The walker consists of a pole with a wooden square-shaped frame, which is fixed to the ceiling. A baby that can stand up is placed into the frame. The child pushes it, the walker turns around, and the baby follows it, walking in circles. Ethnographers think that the mechanics of this device helped children develop faster.

“The items from the Chornobyl Zone were selected together with the poet Lina Kostenko. We have a total of 26,000 exhibits, 33 of which are children’s things. I want to emphasize that each of them is “clean,” not radioactive. Not long ago I was in Prypiat, when suddenly I realized that it differs from other towns by the absence of children: only adults walk are seen on the streets. What we are displaying here revives that lost children’s world,” said Omeliashko.

The exhibition also features children’s musical instruments, including a 19th-century violin made of reeds and whistles. There are also toy weapons, like sabers and slingshots. Since children were made to work from childhood, their parents made toy tools for them: small rakes, riveting mandrels, and spinning wheels, to teach girls how to spin. The ceramic toy animal figurines, on loan from the Kyiv History Museum, range from the Kyivan Rus’ era to the present.

And what kind of presents did children in the past receive? They got things that would not poison a child if placed in its mouth, for example, toys made out of bread or cheese.

“The organizers of the exhibition did such a great job that we weren’t able to display all the items. About two-thirds of them remain in storage,” noted Petro Honchar, one of the chief organizers of the children’s festival.

(In an unexpected side-note, among the photographs that are permanently displayed at the Ivan Honchar Museum is a unique one from the mid-1920s, discovered by Ivan Honchar himself. The photo shows a woman with a small child dressed in Ukrainian folk costumes. A woman from the Kyiv region recognized herself on that photo when it was shown on TV.)
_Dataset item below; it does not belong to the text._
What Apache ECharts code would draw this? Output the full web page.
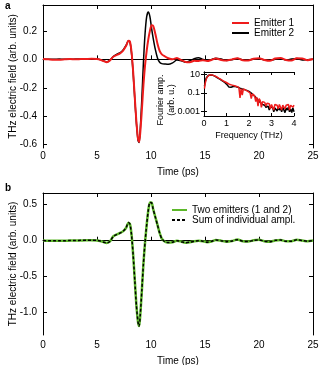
<!DOCTYPE html>
<html lang="en">
  <meta charset="utf-8" />
  <head>
    <title>THz emitters</title>
    <script src="https://cdn.jsdelivr.net/npm/echarts@6/dist/echarts.min.js"></script>
  </head>
  <style>
    * {
      margin: 0;
      padding: 0;
    }

    body {
      width: 323px;
      height: 365px;
      background: #fff;
    }

    #main {
      width: 323px;
      height: 365px;
    }
  </style>
  <body>
    <div id="main"></div>
    <script>
      // time axis (ps), shared by both panels
      const timePs = [0, 0.5, 1, 1.5, 2, 2.5, 3, 3.5, 4, 4.5, 5, 5.3, 5.6, 5.9, 6.2, 6.5, 6.8, 7.1, 7.4, 7.7,
        7.9, 8.05, 8.2, 8.35, 8.5, 8.65, 8.8, 8.9, 9.0, 9.15, 9.3, 9.45, 9.6, 9.75, 9.9, 10.05, 10.2, 10.4,
        10.6, 10.8, 11.0, 11.3, 11.6, 12.0, 12.4, 12.8, 13.2, 13.6, 14.0, 14.4, 14.8, 15.2, 15.6, 16, 16.5,
        17, 17.5, 18, 18.5, 19, 19.5, 20, 20.5, 21, 21.5, 22, 22.5, 23, 23.5, 24, 24.5, 25];

      // panel a
      const emitter1 = [0.002, 0, -0.002, -0.002, 0, 0.002, 0, 0.002, 0.003, 0.004, 0.002, -0.003, -0.012, -0.02,
        -0.008, 0.018, 0.03, 0.04, 0.06, 0.095, 0.13, 0.125, 0.05, -0.09, -0.27, -0.44, -0.56, -0.58, -0.52,
        -0.36, -0.18, -0.04, 0.06, 0.14, 0.2, 0.24, 0.235, 0.18, 0.11, 0.06, 0.035, 0.02, 0.008, 0, 0.01,
        -0.005, -0.018, -0.02, -0.01, -0.012, -0.006, -0.012, -0.004, 0.006, -0.004, -0.008, 0, 0.008,
        -0.006, -0.008, 0.004, 0.008, -0.004, -0.01, 0.006, 0.01, -0.004, -0.008, 0.008, 0.006, -0.006, 0.002];
      const emitter2 = [0, 0, 0, 0.002, 0, 0, 0.002, 0.003, 0.003, 0.003, 0.002, -0.002, -0.01, -0.018, -0.005,
        0.02, 0.035, 0.045, 0.065, 0.1, 0.13, 0.12, 0.04, -0.1, -0.28, -0.45, -0.57, -0.585, -0.5, -0.28,
        -0.02, 0.18, 0.3, 0.332, 0.3, 0.22, 0.15, 0.07, 0.01, -0.02, -0.03, -0.033, -0.035, -0.025, -0.005,
        -0.01, -0.02, -0.01, 0.005, 0.012, 0, -0.008, -0.002, 0.008, 0.002, -0.008, -0.002, 0.006, -0.004,
        -0.006, 0.002, 0.005, -0.004, -0.006, 0, 0.004, -0.004, 0.002, 0.006, -0.004, -0.002, 0];

      // panel b
      const twoEmitters = [0.002, 0, -0.002, 0, 0, 0.002, 0.002, 0.004, 0.006, 0.006, 0.004, -0.004, -0.018, -0.03,
        -0.01, 0.06, 0.085, 0.105, 0.13, 0.18, 0.25, 0.23, 0.08, -0.2, -0.55, -0.9, -1.13, -1.185, -1.05, -0.7,
        -0.32, -0.02, 0.22, 0.42, 0.53, 0.53, 0.44, 0.33, 0.22, 0.11, 0.03, -0.015, -0.025, -0.02, 0, -0.012,
        -0.028, -0.022, -0.008, 0, -0.006, -0.02, -0.01, 0.01, 0, -0.014, -0.004, 0.016, -0.008, -0.012,
        0.006, 0.012, -0.006, -0.014, 0.004, 0.01, -0.008, -0.006, 0.014, 0.002, -0.008, 0.002];
      const sumIndividual = [0.002, 0, -0.002, 0, 0, 0.002, 0.002, 0.005, 0.006, 0.007, 0.004, -0.005, -0.02, -0.032,
        -0.011, 0.058, 0.084, 0.104, 0.128, 0.182, 0.252, 0.232, 0.078, -0.205, -0.555, -0.905, -1.135, -1.19,
        -1.045, -0.695, -0.318, -0.018, 0.222, 0.422, 0.532, 0.528, 0.438, 0.328, 0.218, 0.108, 0.028, -0.016,
        -0.026, -0.02, 0.001, -0.013, -0.028, -0.021, -0.008, 0.001, -0.006, -0.02, -0.009, 0.01, 0, -0.014,
        -0.004, 0.015, -0.008, -0.012, 0.006, 0.012, -0.006, -0.014, 0.005, 0.01, -0.008, -0.006, 0.013, 0.002,
        -0.008, 0.002];

      // inset: Fourier amplitude spectra
      const freqTHz = [0.02, 0.05, 0.1, 0.15, 0.2, 0.25, 0.3, 0.35, 0.4, 0.45, 0.5, 0.55, 0.6, 0.65, 0.7, 0.75,
        0.8, 0.85, 0.9, 0.95, 1.0, 1.05, 1.1, 1.15, 1.2, 1.25, 1.3, 1.35, 1.4, 1.45, 1.5, 1.55, 1.6, 1.65, 1.7,
        1.75, 1.8, 1.85, 1.9, 1.95, 2.0, 2.05, 2.1, 2.15, 2.2, 2.25, 2.3, 2.35, 2.4, 2.45, 2.5, 2.55, 2.6, 2.65,
        2.7, 2.75, 2.8, 2.85, 2.9, 2.95, 3.0, 3.05, 3.1, 3.15, 3.2, 3.25, 3.3, 3.35, 3.4, 3.45, 3.5, 3.55, 3.6,
        3.65, 3.7, 3.75, 3.8, 3.85, 3.9, 3.95, 4.0];
      const spectrum1 = [0.3, 1.0, 3.0, 5.5, 7.5, 8.5, 8.8, 8.6, 8.0, 7.2, 6.4, 5.5, 4.6, 3.9, 3.3, 2.8, 2.4, 2.0,
        1.7, 1.5, 1.3, 1.1, 0.95, 0.8, 0.75, 0.7, 0.65, 0.6, 0.55, 0.5, 0.45, 0.4, 0.03, 0.3, 0.06, 0.28, 0.24,
        0.2, 0.17, 0.15, 0.12, 0.1, 0.025, 0.08, 0.06, 0.05, 0.012, 0.035, 0.004, 0.025, 0.015, 0.003, 0.012,
        0.008, 0.01, 0.004, 0.008, 0.005, 0.007, 0.002, 0.006, 0.005, 0.0015, 0.006, 0.004, 0.005, 0.002,
        0.006, 0.004, 0.0015, 0.005, 0.006, 0.002, 0.005, 0.004, 0.006, 0.0015, 0.005, 0.006, 0.003, 0.005];
      const spectrum2 = [0.5, 1.5, 4.0, 6.5, 8.0, 8.5, 8.6, 8.3, 7.8, 7.0, 6.0, 5.0, 4.2, 3.5, 3.0, 2.5, 2.1, 1.8,
        1.5, 1.2, 0.9, 0.6, 0.45, 0.4, 0.42, 0.45, 0.5, 0.52, 0.5, 0.46, 0.42, 0.38, 0.33, 0.3, 0.27, 0.25,
        0.23, 0.21, 0.19, 0.17, 0.15, 0.12, 0.1, 0.08, 0.06, 0.045, 0.035, 0.025, 0.018, 0.013, 0.01, 0.007,
        0.006, 0.004, 0.005, 0.003, 0.002, 0.004, 0.0015, 0.003, 0.002, 0.003, 0.001, 0.0025, 0.002, 0.0012,
        0.003, 0.0015, 0.0025, 0.001, 0.003, 0.002, 0.0008, 0.0025, 0.0015, 0.003, 0.001, 0.002, 0.0008,
        0.0025, 0.001];

      const yTicksA = [-0.6, -0.4, -0.2, 0, 0.2];
      const yTicksB = [-1, -0.5, 0, 0.5];
      const yTicksInset = [0.001, 0.1, 10];

      const font = "Liberation Sans";
      const black = "#000";
      const red = "#ee1c1c";
      const green = "#5cb82a";

      function pairs(xs, ys) {
        return xs.map((x, i) => [x, ys[i]]);
      }

      function mainX(gridIndex, labelMargin, nameGap) {
        return {
          gridIndex: gridIndex,
          type: "value",
          min: 0,
          max: 25,
          interval: 5,
          axisLine: { lineStyle: { color: black, width: 1 } },
          axisTick: { inside: true, length: 4, lineStyle: { color: black } },
          axisLabel: { fontSize: 10, color: black, fontFamily: font, margin: labelMargin },
          splitLine: { show: false },
          name: "Time (ps)",
          nameLocation: "middle",
          nameGap: nameGap,
          nameMoveOverlap: false,
          nameTextStyle: { fontSize: 10, color: black, fontFamily: font },
        };
      }

      function mirrorX(gridIndex, min, max, interval, tickLen) {
        return {
          gridIndex: gridIndex,
          type: "value",
          position: "top",
          min: min,
          max: max,
          interval: interval,
          axisLine: { onZero: false, lineStyle: { color: black, width: 1 } },
          axisTick: { inside: true, length: tickLen, lineStyle: { color: black } },
          axisLabel: { show: false },
          splitLine: { show: false },
        };
      }

      function mainY(gridIndex, min, max, ticks) {
        return {
          gridIndex: gridIndex,
          type: "value",
          min: min,
          max: max,
          axisLine: { onZero: false, lineStyle: { color: black, width: 1 } },
          axisTick: { inside: true, length: 4, customValues: ticks, lineStyle: { color: black } },
          axisLabel: {
            fontSize: 10,
            color: black,
            fontFamily: font,
            margin: 6,
            customValues: ticks,
            formatter: (v) => v.toFixed(1),
          },
          splitLine: { show: false },
          name: "THz electric field (arb. units)",
          nameLocation: "middle",
          nameGap: 25,
          nameMoveOverlap: false,
          nameTextStyle: { fontSize: 10, color: black, fontFamily: font },
        };
      }

      function mirrorY(gridIndex, min, max, ticks) {
        return {
          gridIndex: gridIndex,
          type: "value",
          position: "right",
          min: min,
          max: max,
          axisLine: { show: true, onZero: false, lineStyle: { color: black, width: 1 } },
          axisTick: { show: true, inside: true, length: 4, customValues: ticks, lineStyle: { color: black } },
          axisLabel: { show: false },
          splitLine: { show: false },
        };
      }

      const legendCommon = {
        orient: "vertical",
        padding: 0,
        itemGap: 0,
        itemStyle: { opacity: 0 },
      };

      const chart = echarts.init(document.getElementById("main"), null, { renderer: "canvas" });

      const option = {
        animation: false,
        backgroundColor: "#fff",
        textStyle: { fontFamily: font },
        title: [
          { text: "a", left: 0, top: -4, textStyle: { fontSize: 10, fontWeight: "bold", color: black, fontFamily: font } },
          { text: "b", left: 0, top: 178, textStyle: { fontSize: 10, fontWeight: "bold", color: black, fontFamily: font } },
        ],
        grid: [
          { left: 43, right: 10, top: 5, height: 143, outerBoundsMode: "none" },
          { left: 43, right: 10, top: 193, height: 142, outerBoundsMode: "none" },
          {
            left: 204,
            right: 29,
            top: 72,
            height: 44,
            outerBoundsMode: "none",
            show: true,
            backgroundColor: "#fff",
            borderWidth: 0,
            z: 5,
          },
        ],
        legend: [
          Object.assign({}, legendCommon, {
            data: ["Emitter 1", "Emitter 2"],
            left: 231,
            top: 18,
            itemWidth: 17,
            itemHeight: 10,
            textStyle: { fontSize: 10, lineHeight: 10, color: black, fontFamily: font },
          }),
          Object.assign({}, legendCommon, {
            data: ["Two emitters (1 and 2)", "Sum of individual ampl."],
            left: 171,
            top: 205,
            itemWidth: 15,
            itemHeight: 9,
            textStyle: { fontSize: 10, lineHeight: 9, color: black, fontFamily: font },
          }),
        ],
        xAxis: [
          mainX(0, 3, 19),
          mirrorX(0, 0, 25, 5, 4),
          mainX(1, 5, 21),
          mirrorX(1, 0, 25, 5, 4),
          {
            gridIndex: 2,
            type: "value",
            min: 0,
            max: 4,
            interval: 1,
            z: 6,
            axisLine: { lineStyle: { color: black, width: 1 } },
            axisTick: { inside: true, length: 3, lineStyle: { color: black } },
            axisLabel: { fontSize: 9, color: black, fontFamily: font, margin: 3 },
            splitLine: { show: false },
            name: "Frequency (THz)",
            nameLocation: "middle",
            nameGap: 15,
            nameMoveOverlap: false,
            nameTextStyle: { fontSize: 9, color: black, fontFamily: font },
          },
          Object.assign(mirrorX(2, 0, 4, 1, 3), { z: 6 }),
        ],
        yAxis: [
          mainY(0, -0.623, 0.382, yTicksA),
          mirrorY(0, -0.623, 0.382, yTicksA),
          mainY(1, -1.31, 0.663, yTicksB),
          mirrorY(1, -1.31, 0.663, yTicksB),
          {
            gridIndex: 2,
            type: "log",
            logBase: 10,
            min: 0.00035,
            max: 17.6,
            z: 6,
            axisLine: { show: true, lineStyle: { color: black, width: 1 } },
            axisTick: { inside: true, length: 3, customValues: yTicksInset, lineStyle: { color: black } },
            axisLabel: {
              fontSize: 9,
              color: black,
              fontFamily: font,
              margin: 4,
              customValues: yTicksInset,
              formatter: (v) => String(Number(v.toPrecision(3))),
            },
            splitLine: { show: false },
            name: "Fourier amp.\n(arb. u.)",
            nameLocation: "middle",
            nameGap: 27,
            nameMoveOverlap: false,
            nameTextStyle: { fontSize: 9, color: black, fontFamily: font, lineHeight: 11, padding: [0, 12, 0, 0] },
          },
          {
            gridIndex: 2,
            type: "log",
            logBase: 10,
            min: 0.00035,
            max: 17.6,
            position: "right",
            z: 6,
            axisLine: { show: true, lineStyle: { color: black, width: 1 } },
            axisTick: { show: true, inside: true, length: 3, customValues: yTicksInset, lineStyle: { color: black } },
            axisLabel: { show: false },
            splitLine: { show: false },
          },
        ],
        series: [
          {
            name: "Emitter 2",
            type: "line",
            xAxisIndex: 0,
            yAxisIndex: 0,
            data: pairs(timePs, emitter2),
            symbol: "none",
            smooth: 0.25,
            z: 2,
            lineStyle: { color: black, width: 1.5 },
            itemStyle: { color: black },
          },
          {
            name: "Emitter 1",
            type: "line",
            xAxisIndex: 0,
            yAxisIndex: 0,
            data: pairs(timePs, emitter1),
            symbol: "none",
            smooth: 0.25,
            z: 3,
            lineStyle: { color: red, width: 2 },
            itemStyle: { color: red },
          },
          {
            name: "Two emitters (1 and 2)",
            type: "line",
            xAxisIndex: 2,
            yAxisIndex: 2,
            data: pairs(timePs, twoEmitters),
            symbol: "none",
            smooth: 0.25,
            z: 2,
            lineStyle: { color: green, width: 2.5 },
            itemStyle: { color: green },
          },
          {
            name: "Sum of individual ampl.",
            type: "line",
            xAxisIndex: 2,
            yAxisIndex: 2,
            data: pairs(timePs, sumIndividual),
            symbol: "none",
            smooth: 0.25,
            z: 3,
            lineStyle: { color: black, width: 1.5, type: [3, 2] },
            itemStyle: { color: black },
          },
          {
            name: "spectrum 2",
            type: "line",
            xAxisIndex: 4,
            yAxisIndex: 4,
            data: pairs(freqTHz, spectrum2),
            symbol: "none",
            z: 7,
            lineStyle: { color: black, width: 1.5 },
          },
          {
            name: "spectrum 1",
            type: "line",
            xAxisIndex: 4,
            yAxisIndex: 4,
            data: pairs(freqTHz, spectrum1),
            symbol: "none",
            z: 8,
            lineStyle: { color: red, width: 1.5 },
          },
        ],
      };

      chart.setOption(option);
    </script>
  </body>
</html>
Childhood is capricious, short-lasting, demanding, and eternal. Children need love and attention, and without them no one can predict what the future will bring. Ukraine’s most famous folk singer, Nina Matviienko, hopes the Ministry of Education and Science, and the Ministry of Family, Youth, and Sports Affairs will begin supporting their initiative because “this is such a long-standing, painful problem that more delays are unthinkable.”